The time-zone afflicted teams? Check. Detroit and Columbus no longer have to worry about being in the West.
The Florida teams? They were just part of a division the NHL was willing to blow up. Even swapping Tampa Bay with Carolina would have made more sense for the Lightning.
Of course, the Tampa Bay area knows a little about silly alignment. Once, the Rays were headed for the AL West, remember? Once, the Bucs spent a year in the AFC West. Soon, USF will be in a league with San Diego State. Around here, our GPSes are full of it.
Is the new neighborhood going to be tougher for the Lightning? Maybe, maybe not. The Lightning currently trails every one of its new rivals in the standings. Still, all the Lightning has to do is finish ahead of three teams to make the playoffs. That isn't too much to ask.

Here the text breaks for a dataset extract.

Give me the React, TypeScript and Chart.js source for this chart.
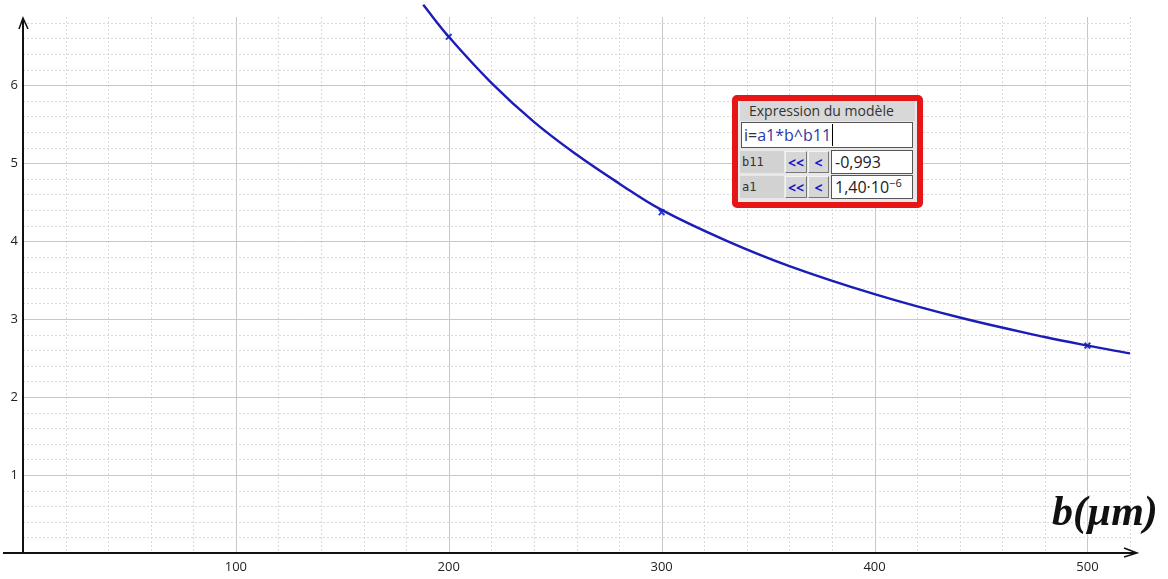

Here's what I don't get, however. Why adopt a system that requires a team to spend the first two rounds of the postseason trying to get out of its own division? For goodness sakes, it seems as if the Lightning plays the Panthers 37 times a year as it is. And now, in the playoffs, more Panthers? Really? Don't most leagues try to avoid divisional play in the playoffs?
Ah, I don't want to sound like a grump, at least no more than usual. The Lightning's new division is certainly more interesting than the old one. There is more tradition, more passion. With Boston, Toronto and Montreal, you have half of the Original Six. That's going to spark some interest, and the snowbirds are going to buy some seats.
But if the point here is to build rivalries, this is silly.
If the point is to cut down on travel costs, this is ridiculous.
If the point is to save wear and tear on the players, this is absurd.
Except for that, the Lightning ought to be grateful. After all, the league could have realigned it to Russia.
After all, when Tampa Bay plays SKA St. Petersburg, you can throw all of the records out.